ID Cards Dead?

Courtesy of Justin, this.

Although the fat lady (or possibly more appropriately, the portly former Home Secretary) has yet to sing on the subject, yesterday’s statements from the Home Office make it a racing certainty that ID cards are dead in this parliamentary administration. The portly former Home Secretary meanwhile has been busy singing denunciations of John Reid’s misdeeds in other areas, but will no doubt warble on the sad end of ID cards just as soon as he gets a minute in his busy schedule.

Clearly the email exchange leaked by the Times last Sunday has a part to play. This scheme was always over ambitious. Someone, somewhere had a wheeze – they always do. Identity Cards are a siren call for those seeking solutions for the gamut of society’s problems. Indeed, identity cards constitute a solution that has spent the past half century desperately seeking a problem to solve. On the surface, it all looks so inviting; if we could identify people we can stop identity fraud; we can hamper the movements of terrorists; prevent people claiming benefit to which they are not entitled. But these things are mere illusions, a mirage to entice the unwary and beguiled into the surveillance state. Identity cards don’t actually do anything – not least, they don’t even necessarily identify the holder.

The database behind the cards, however, would do something. Should it be made to work properly, that is. And none of it would be to the benefit of the card holder. There are other ways that we may use to identify ourselves without informing the state every time we do it – and paying handsomely for the privilege. That the database had all the hallmarks of catastrophic farce writ large on it, the more likely scenario is that failures would inconvenience the card holder on a regular basis. The bottom line, though, is that we are only being asked to identify ourselves more frequently because government legislation and bullying demands it. Again, the solution seeking a problem and not finding one, sets about creating one.

So, having clambered onto the bandwagon the New Labour project felt obliged to carry on regardless. To carry on despite the evidence, despite the growing cries of “foul”, blind to reason and common sense, they pushed the project forwards using a combination of spin, dirty tricks, briefing against opponents and outright lies. Despite the opposition, they marched bravely through the “aye” lobby and forced this terrible bill onto the statute book.
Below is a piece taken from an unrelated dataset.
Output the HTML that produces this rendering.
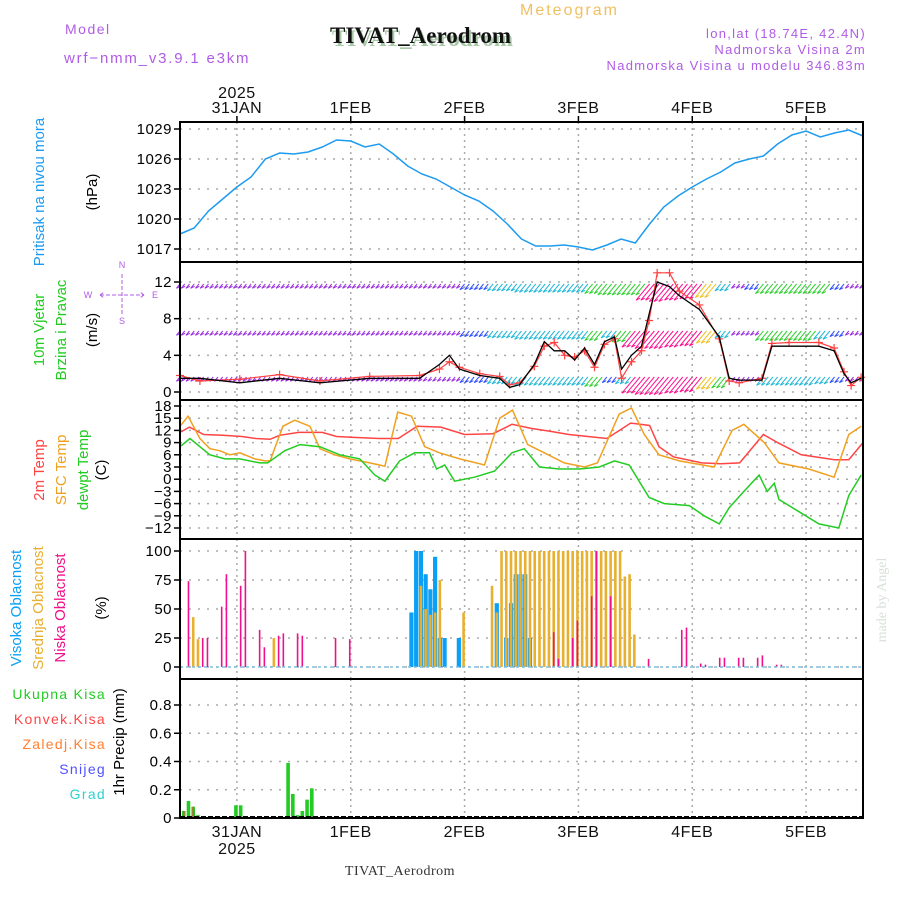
<!DOCTYPE html>
<html><head><meta charset="utf-8"><style>
body{margin:0;background:#fff;}
svg{display:block;font-family:"Liberation Sans",sans-serif;}
</style></head><body>
<svg id="chart" width="900" height="900" viewBox="0 0 900 900">
<text x="65" y="34" font-size="14" fill="#b05ce6" letter-spacing="1.5">Model</text>
<text x="64" y="63" font-size="15" fill="#b05ce6" letter-spacing="1.8">wrf−nmm_v3.9.1 e3km</text>
<text x="520" y="15" font-size="16" fill="#f0c060" letter-spacing="2">Meteogram</text>
<text x="332" y="46" font-size="23" font-weight="bold" font-family="Liberation Serif,serif" fill="#a8c8a8">TIVAT_Aerodrom</text>
<text x="330" y="43" font-size="23" font-weight="bold" font-family="Liberation Serif,serif" fill="#111">TIVAT_Aerodrom</text>
<g font-size="13" fill="#b05ce6" text-anchor="end" letter-spacing="1.3">
<text x="866" y="38">lon,lat (18.74E, 42.4N)</text>
<text x="866" y="54">Nadmorska Visina 2m</text>
<text x="866" y="70">Nadmorska Visina u modelu 346.83m</text>
</g>
<text x="400" y="875" font-size="14" font-family="Liberation Serif,serif" fill="#333" text-anchor="middle" letter-spacing="0.5">TIVAT_Aerodrom</text>
<text transform="translate(886,600) rotate(-90)" font-size="14" font-family="Liberation Serif,serif" fill="#d8e0d8" text-anchor="middle">made by Angel</text>
<g id="grid"></g><g id="marks"></g><g id="frames"></g><g id="labels"></g>
</svg>
<script>
// ---- data ----
const dayLabels=["31JAN","1FEB","2FEB","3FEB","4FEB","5FEB"];
const pressTicks=[1017,1020,1023,1026,1029];
const windTicks=[0,4,8,12];
const tempTicks=[-12,-9,-6,-3,0,3,6,9,12,15,18];
const cloudTicks=[0,25,50,75,100];
const precTicks=[0,0.2,0.4,0.6,0.8];
const pressure=[1018.5,1019.1,1020.8,1022,1023.2,1024.2,1026,1026.6,1026.5,1026.7,1027.2,1027.9,1027.8,1027.2,1027.5,1026.5,1025.3,1024.5,1024,1023.2,1022.4,1021.8,1020.8,1019.5,1018,1017.3,1017.3,1017.4,1017.2,1016.9,1017.4,1018,1017.6,1019.5,1021.2,1022.3,1023.2,1024,1024.7,1025.6,1026,1026.3,1027.5,1028.4,1028.8,1028.2,1028.6,1028.9,1028.3];
const t2Hours=[0,2,5,9,13,16,19,21,25,30,33,36,42,46,50,55,60,66,70,74,78,82,86,90,95,99,101,104,110,114,118,123,126,131,138,141,144];
const t2Vals=[11.5,12.8,11,10.8,10.5,10,9.8,10.8,11.5,11.5,10.5,10.3,10,10,13,12.8,11,11.2,13.5,12.5,11.8,11,10.5,10,13.8,13.2,8,5.5,4,3.8,4,11,9,6,4.8,4.8,9];
const sfcHours=[0,1.7,4.2,6.3,8.4,10.5,12.6,15.8,17.9,19,21.7,24.2,27.4,29.5,32.6,35.8,40,43.2,45.9,48.8,51.6,54.7,59,64.2,67.4,70.1,73.3,76.8,81,85.3,88,92.6,95.2,97.9,101,105.3,112.6,116.4,118.9,123.2,126.3,132.6,137.9,141,143.6];
const sfcVals=[13,15.5,10,7.5,7,6,6.5,5,4.5,4.5,13,14.5,13,7.5,6,5,4,3.2,16.5,15.5,8,6.5,5,3.5,15,17,8.5,6.5,4,3,4,16,17.5,11,6,4.5,3,12,13.5,9,4,2.5,0.5,11,13];
const dewHours=[0,2.1,4.2,6.3,9.5,12.6,16.8,18.5,22.1,25.3,29.5,33.7,37.9,41.1,43.2,46.3,49.5,52.6,54.1,55.8,57.9,62.1,66.3,70,72.6,75.8,80,84.2,88.4,91.6,94.7,98.9,102.1,107.4,110.5,113.7,115.8,118.9,122.1,123.8,125.3,126.3,130.5,134.7,138.9,141,143.6];
const dewVals=[8,10,8,6,5,5,4,4,7,8.5,8,6,5,1,-0.5,4.5,6.5,6.5,2.5,3.5,-0.5,0.5,2,6.5,7.5,3,2.5,2.5,3,4.5,3.5,-4.5,-6,-6.5,-9,-11,-7,-3,1,-3,-1,-5,-8,-11,-12,-4,1];
const windHours=[0,4.2,12.6,21,29.5,40,50.5,54.7,56.8,58.9,63.2,67.4,69.5,71.6,74.7,76.8,78.9,81.1,83.2,85.3,87.4,89.5,91.6,93.1,95.2,97.3,98.9,100.6,103.2,105.3,109.5,113.7,115.8,117.9,122.7,124.8,128.4,134.7,137.9,140,141.5,143.6];
const windSpeed=[1.5,1.5,1,1.5,1,1.5,1.5,3,4,2.5,1.8,1.5,0.5,0.8,3,5.5,4.5,4.5,3.5,4.8,3,5.5,6,2.5,4,5,8.5,12,11.5,10.5,9,6,1.5,1.3,1.3,5,5,5,4.5,2,1,1.5];
const windGust=[1.8,1.2,1.4,1.9,1.2,1.7,1.8,2.5,3.3,2.7,2,1.7,0.8,1,2.8,5,5.4,4,3.8,4.5,2.7,5.2,5.8,1.5,3.3,4.5,7.8,13,13,11,9.5,5.8,1.2,1,1.5,5.3,5.4,5.4,4.8,2.2,0.7,1.6];
const barbTop=[1,1,1,1,1,1,1,1,1,1,1,1,1,1,1,1,1,1,1,1,2,2,3,3,4,4,4,4,4,5,6,6,6,10,11,10,9,8,3,1,2,5,5,5,5,5,2,1,1];
const barbMid=[1,1,1,1,1,1,1,1,1,1,1,1,1,1,1,1,1,1,1,1,2,2,3,3,4,4,4,4,4,5,3,6,10,11,11,10,9,7,3,1,1,5,5,5,5,4,2,1,1];
const barbLow=[1,1,1,1,1,1,1,1,1,1,1,1,1,1,1,1,1,1,1,1,2,2,3,3,4,4,4,4,4,5,2,3,10,11,11,10,9,7,6,1,1,4,4,4,4,3,2,1,1];
const lowHours=[2,5,6,9,10,13,14,17,18,21,22,25,26,33,36,79,80,83,84,87,88,91,99,106,107,110,111,114,115,118,119,122,123,126,127];
const lowVals=[74,25,25,52,80,70,100,32,17,27,29,29,27,25,24,30,7,25,40,61,100,61,7,32,34,3,2,8,8,8,8,8,10,2,2];
const midHours=[3,4,20,51,52,53,54,55,60,66,67,68,69,70,71,72,73,74,75,76,77,78,79,80,81,82,83,84,85,86,87,88,89,90,91,92,93,94,95,96];
const midVals=[43,24,25,70,50,45,47,75,47,70,47,100,100,100,100,100,100,100,100,100,100,100,100,100,100,100,100,100,100,100,100,100,100,100,100,100,100,78,80,28];
const highHours=[49,50,51,52,53,54,55,56,59,67,69,70,71,72,73,74];
const highVals=[47,100,100,80,67,95,25,25,25,55,25,55,80,80,80,25];
const precHours=[1,2,3,4,12,13,23,24,25,26,27,28];
const precTotal=[0.05,0.12,0.08,0.02,0.09,0.09,0.39,0.17,0.02,0.05,0.13,0.21];
const precConv=[0.05,0,0.08,0,0,0,0,0,0,0,0,0];

// ---- layout ----
const NS="http://www.w3.org/2000/svg";
const X0=180,X1=863,HOURS=144;
const xh=h=>X0+(X1-X0)*h/HOURS;
const xDay=d=>xh(12+24*d);
function lin(v0,v1,p0,p1){return v=>p0+(v-v0)*(p1-p0)/(v1-v0);}
const yP=lin(1017,1029,249,129);
const yW=lin(0,12,392,282);
const yT=lin(-12,18,528,406);
const yC=lin(0,100,667,551);
const yR=lin(0,0.8,818,705);
const panels=[[122,262],[262,400],[400,539],[539,679],[679,818]];
function el(tag,attrs,parent){const e=document.createElementNS(NS,tag);for(const k in attrs)e.setAttribute(k,attrs[k]);document.getElementById(parent).appendChild(e);return e;}
function pathFrom(xs,ys){return xs.map((x,i)=>(i?"L":"M")+x.toFixed(1)+","+ys[i].toFixed(1)).join("");}

panels.forEach((p,pi)=>{
  dayLabels.forEach((d,i)=>{const g=el("line",{x1:xDay(i),x2:xDay(i),y1:p[0],y2:p[1],stroke:"#aaa","stroke-dasharray":"2,4","stroke-width":1.5},"grid");
  
  });
});
function hgrid(ticks,sc,fmt,name){ticks.forEach(t=>{const y=sc(t);
  const g=el("line",{x1:X0,x2:X1,y1:y,y2:y,stroke:"#aaa","stroke-dasharray":"2,7","stroke-width":1.5},"grid");
  
  
  const tk=el("line",{x1:X0-6,x2:X0,y1:y,y2:y,stroke:"#000","stroke-width":1.5},"frames");
  
  
  const tx=el("text",{x:X0-8,y:y+5,"text-anchor":"end","font-size":15,fill:"#000","letter-spacing":"0.5"},"labels");
  
  
  tx.textContent=fmt(t);});}
hgrid(pressTicks,yP,t=>t,"pressure");
hgrid(windTicks,yW,t=>t,"wind");
hgrid(tempTicks,yT,t=>t<0?"−"+(-t):t,"temp");
hgrid(cloudTicks,yC,t=>t,"cloud");
hgrid(precTicks,yR,t=>t===0?"0":t.toFixed(1),"precip");

let e=el("path",{d:pathFrom(pressure.map((v,i)=>xh(i*3)),pressure.map(yP)),fill:"none",stroke:"#1e9bf0","stroke-width":1.5},"marks");



function barbColor(s){return s<1.5?"#9b30e0":s<3?"#3050ff":s<5?"#20b8d8":s<7?"#30d030":s<9?"#f0c020":"#ff1090";}
function drawBarbs(arr,yRow,name){arr.forEach((s,i)=>{for(let k=0;k<3;k++){const h=i*3+k;if(h>HOURS)break;
  const x=xh(h),L=5+s*2.2,c=barbColor(s);
  const b=el("path",{d:`M${x},${yRow}L${x-L*0.5},${yRow+L*0.6}M${x-L*0.5},${yRow+L*0.6}l4,-2`,stroke:c,"stroke-width":1,fill:"none"},"marks");
  
  }});}
drawBarbs(barbTop,284,"wind-barb-upper");
drawBarbs(barbMid,331,"wind-barb-middle");
drawBarbs(barbLow,377,"wind-barb-lower");
e=el("path",{d:pathFrom(windHours.map(xh),windGust.map(yW)),fill:"none",stroke:"#ff4040","stroke-width":1.2},"marks");


windHours.forEach((h,i)=>{const x=xh(h),y=yW(windGust[i]);
  const c=el("path",{d:`M${x-4},${y}h8M${x},${y-4}v8`,stroke:"#ff4040","stroke-width":1.2},"marks");
  
  });
e=el("path",{d:pathFrom(windHours.map(xh),windSpeed.map(yW)),fill:"none",stroke:"#000","stroke-width":1.3},"marks");



[[t2Hours,t2Vals,"#ff4444","temp-2m-line"],[sfcHours,sfcVals,"#f0a020","temp-sfc-line"],[dewHours,dewVals,"#22cc22","dewpoint-line"]].forEach(s=>{
  const p=el("path",{d:pathFrom(s[0].map(xh),s[1].map(yT)),fill:"none",stroke:s[2],"stroke-width":1.5},"marks");
  
  });

function bars(hours,vals,sc,w,color,name){hours.forEach((h,i)=>{const x=xh(h)-1,y=sc(vals[i]),y0=sc(0);
  const r=el("rect",{x:x-w/2,y:y,width:w,height:y0-y,fill:color},"marks");
  
  });}
bars(highHours,highVals,yC,4.2,"#0aa0f5","high-cloud-bar");
bars(midHours,midVals,yC,2.6,"#e8b030","mid-cloud-bar");
bars(lowHours,lowVals,yC,1.6,"#f0108a","low-cloud-bar");
e=el("line",{x1:X0,x2:X1,y1:yC(0),y2:yC(0),stroke:"#80c0e0","stroke-width":1.5,"stroke-dasharray":"3,3"},"marks");



bars(precHours,precTotal,yR,3.6,"#22cc22","precip-total-bar");
bars(precHours,precConv,yR,1.6,"#ff4444","precip-convective-bar");
e=el("line",{x1:X0,x2:X1,y1:817,y2:817,stroke:"#000","stroke-width":2,"stroke-dasharray":"5,2"},"marks");



panels.forEach((p,i)=>{const r=el("rect",{x:X0,y:p[0],width:X1-X0,height:p[1]-p[0],fill:"none",stroke:"#000","stroke-width":2},"frames");
  
  });
dayLabels.forEach((d,i)=>{const x=xDay(i);
  const t1=el("text",{x:x,y:113,"text-anchor":"middle","font-size":16,fill:"#111","letter-spacing":"0.5"},"labels");
  
  
  t1.textContent=d;
  const tk=el("line",{x1:x,x2:x,y1:116,y2:122,stroke:"#000","stroke-width":1.5},"frames");
  
  
  const t2=el("text",{x:x,y:837,"text-anchor":"middle","font-size":16,fill:"#111","letter-spacing":"0.5"},"labels");
  
  
  t2.textContent=d;});
e=el("text",{x:xDay(0),y:98,"text-anchor":"middle","font-size":16,fill:"#111","letter-spacing":"0.5"},"labels");


e.textContent="2025";
e=el("text",{x:xDay(0),y:854,"text-anchor":"middle","font-size":16,fill:"#111","letter-spacing":"0.5"},"labels");


e.textContent="2025";

const vlabels=[["Pritisak na nivou mora",44,192,"#1e9bf0","pressure-title"],["(hPa)",97,192,"#000","pressure-unit"],
["10m Vjetar",44,330,"#22cc22","wind-title"],["Brzina i Pravac",66,330,"#22cc22","wind-subtitle"],["(m/s)",97,330,"#000","wind-unit"],
["2m Temp",44,470,"#ff4444","temp-2m-title"],["SFC Temp",66,470,"#f0a020","temp-sfc-title"],["dewpt Temp",88,470,"#22cc22","dewpoint-title"],["(C)",106,470,"#000","temp-unit"],
["Visoka Oblacnost",21,608,"#0aa0f5","high-cloud-title"],["Srednja Oblacnost",43,608,"#e8b030","mid-cloud-title"],["Niska Oblacnost",65,608,"#f0108a","low-cloud-title"],["(%)",106,608,"#000","cloud-unit"],
["1hr Precip (mm)",124,742,"#000","precip-title"]];
vlabels.forEach(v=>{const t=el("text",{transform:`translate(${v[1]},${v[2]}) rotate(-90)`,"text-anchor":"middle","font-size":15,fill:v[3]},"labels");
  
  
  t.textContent=v[0];});
const plabels=[["Ukupna  Kisa",699,"#22cc22","legend-total-rain"],["Konvek.Kisa",724,"#ff4444","legend-convective-rain"],["Zaledj.Kisa",749,"#ff8030","legend-freezing-rain"],["Snijeg",774,"#5050ff","legend-snow"],["Grad",799,"#30d0d0","legend-hail"]];
plabels.forEach(v=>{const t=el("text",{x:106,y:v[1],"text-anchor":"end","font-size":14,fill:v[2],"letter-spacing":"1.3"},"labels");
  
  
  t.textContent=v[0];});
const comp=[["N",122,268],["W",88,298],["E",155,298],["S",122,324]];
comp.forEach(c=>{const t=el("text",{x:c[1],y:c[2],"text-anchor":"middle","font-size":9,fill:"#b05ce6"},"labels");
  
  
  t.textContent=c[0];});
e=el("path",{d:"M100,295h44M122,274v42M100,295l4,-3M100,295l4,3M144,295l-4,-3M144,295l-4,3",stroke:"#b05ce6","stroke-width":1,fill:"none","stroke-dasharray":"4,2"},"labels");


</script>
</body></html>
Now, it seems, reality is starting to bite. As the Register points out, the Fat lady hasn’t sung. Indeed, she hasn’t even started to dress for the rehearsal. Expect to see shards of the broken project slip into other arenas of government policy. Look closely at anything to do with passports…

2 Comments

  1. Good to see the whole mess unravelling at increasing speed. Seems like its only a matter of time before it keels over and starts waving its legs in the air.

    Once its dead though we need to ensure that no party in power ever has the ability to try and introduce such a scheme again – either that or ensure that such a database tracks only the scum, like politicans 😈

  2. Good news, but I fear that ‘data bases’ will appear in other areas. Your example of passports is one. Another will be the NHS’s new computor system if they can ever get it to function.